WHAT YOU ARE ASKED TO DO
All the data should come back exactly as it was given.

Plotting code records
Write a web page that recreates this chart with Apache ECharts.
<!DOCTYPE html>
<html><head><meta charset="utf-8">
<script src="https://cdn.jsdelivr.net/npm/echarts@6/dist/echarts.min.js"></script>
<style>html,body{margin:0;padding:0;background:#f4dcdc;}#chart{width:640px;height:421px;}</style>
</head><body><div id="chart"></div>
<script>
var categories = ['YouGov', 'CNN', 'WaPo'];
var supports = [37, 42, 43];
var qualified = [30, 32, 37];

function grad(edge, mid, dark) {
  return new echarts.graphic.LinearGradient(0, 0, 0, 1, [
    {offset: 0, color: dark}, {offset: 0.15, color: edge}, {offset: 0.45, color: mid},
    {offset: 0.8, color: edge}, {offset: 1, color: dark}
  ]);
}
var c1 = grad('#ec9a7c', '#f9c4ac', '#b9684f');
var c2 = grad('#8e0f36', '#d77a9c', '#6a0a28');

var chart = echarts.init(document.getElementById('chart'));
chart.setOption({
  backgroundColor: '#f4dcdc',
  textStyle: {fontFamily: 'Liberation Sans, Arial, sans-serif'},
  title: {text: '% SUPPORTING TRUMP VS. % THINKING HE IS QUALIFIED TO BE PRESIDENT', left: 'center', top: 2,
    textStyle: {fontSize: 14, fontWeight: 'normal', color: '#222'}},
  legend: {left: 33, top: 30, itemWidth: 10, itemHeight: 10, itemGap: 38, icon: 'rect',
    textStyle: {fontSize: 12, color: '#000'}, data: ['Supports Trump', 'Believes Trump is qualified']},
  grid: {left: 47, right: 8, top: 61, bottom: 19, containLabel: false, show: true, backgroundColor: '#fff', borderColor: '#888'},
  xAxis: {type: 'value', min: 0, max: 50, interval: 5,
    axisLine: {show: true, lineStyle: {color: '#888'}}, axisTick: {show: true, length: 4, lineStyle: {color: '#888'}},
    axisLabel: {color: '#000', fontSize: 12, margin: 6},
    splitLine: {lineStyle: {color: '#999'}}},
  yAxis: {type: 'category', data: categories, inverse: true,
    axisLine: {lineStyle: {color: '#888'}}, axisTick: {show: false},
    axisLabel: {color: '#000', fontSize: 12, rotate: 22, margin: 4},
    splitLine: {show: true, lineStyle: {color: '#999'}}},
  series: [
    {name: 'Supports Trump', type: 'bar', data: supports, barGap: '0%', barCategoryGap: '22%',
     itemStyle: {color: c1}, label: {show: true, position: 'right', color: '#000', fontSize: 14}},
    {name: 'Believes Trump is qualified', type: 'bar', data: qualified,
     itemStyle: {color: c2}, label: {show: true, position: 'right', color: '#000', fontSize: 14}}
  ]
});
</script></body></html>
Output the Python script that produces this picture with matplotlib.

OUTPUT OF THE EXERCISE
Write a web page that recreates this chart with Apache ECharts.
<!DOCTYPE html>
<html><head><meta charset="utf-8">
<script src="https://cdn.jsdelivr.net/npm/echarts@6/dist/echarts.min.js"></script>
<style>html,body{margin:0;padding:0;background:#f4dcdc;}#chart{width:640px;height:421px;}</style>
</head><body><div id="chart"></div>
<script>
var categories = ['YouGov', 'CNN', 'WaPo'];
var supports = [37, 42, 43];
var qualified = [30, 32, 37];

function grad(edge, mid, dark) {
  return new echarts.graphic.LinearGradient(0, 0, 0, 1, [
    {offset: 0, color: dark}, {offset: 0.15, color: edge}, {offset: 0.45, color: mid},
    {offset: 0.8, color: edge}, {offset: 1, color: dark}
  ]);
}
var c1 = grad('#ec9a7c', '#f9c4ac', '#b9684f');
var c2 = grad('#8e0f36', '#d77a9c', '#6a0a28');

var chart = echarts.init(document.getElementById('chart'));
chart.setOption({
  backgroundColor: '#f4dcdc',
  textStyle: {fontFamily: 'Liberation Sans, Arial, sans-serif'},
  title: {text: '% SUPPORTING TRUMP VS. % THINKING HE IS QUALIFIED TO BE PRESIDENT', left: 'center', top: 2,
    textStyle: {fontSize: 14, fontWeight: 'normal', color: '#222'}},
  legend: {left: 33, top: 30, itemWidth: 10, itemHeight: 10, itemGap: 38, icon: 'rect',
    textStyle: {fontSize: 12, color: '#000'}, data: ['Supports Trump', 'Believes Trump is qualified']},
  grid: {left: 47, right: 8, top: 61, bottom: 19, containLabel: false, show: true, backgroundColor: '#fff', borderColor: '#888'},
  xAxis: {type: 'value', min: 0, max: 50, interval: 5,
    axisLine: {show: true, lineStyle: {color: '#888'}}, axisTick: {show: true, length: 4, lineStyle: {color: '#888'}},
    axisLabel: {color: '#000', fontSize: 12, margin: 6},
    splitLine: {lineStyle: {color: '#999'}}},
  yAxis: {type: 'category', data: categories, inverse: true,
    axisLine: {lineStyle: {color: '#888'}}, axisTick: {show: false},
    axisLabel: {color: '#000', fontSize: 12, rotate: 22, margin: 4},
    splitLine: {show: true, lineStyle: {color: '#999'}}},
  series: [
    {name: 'Supports Trump', type: 'bar', data: supports, barGap: '0%', barCategoryGap: '22%',
     itemStyle: {color: c1}, label: {show: true, position: 'right', color: '#000', fontSize: 14}},
    {name: 'Believes Trump is qualified', type: 'bar', data: qualified,
     itemStyle: {color: c2}, label: {show: true, position: 'right', color: '#000', fontSize: 14}}
  ]
});
</script></body></html>
Output the Python script that produces this picture with matplotlib.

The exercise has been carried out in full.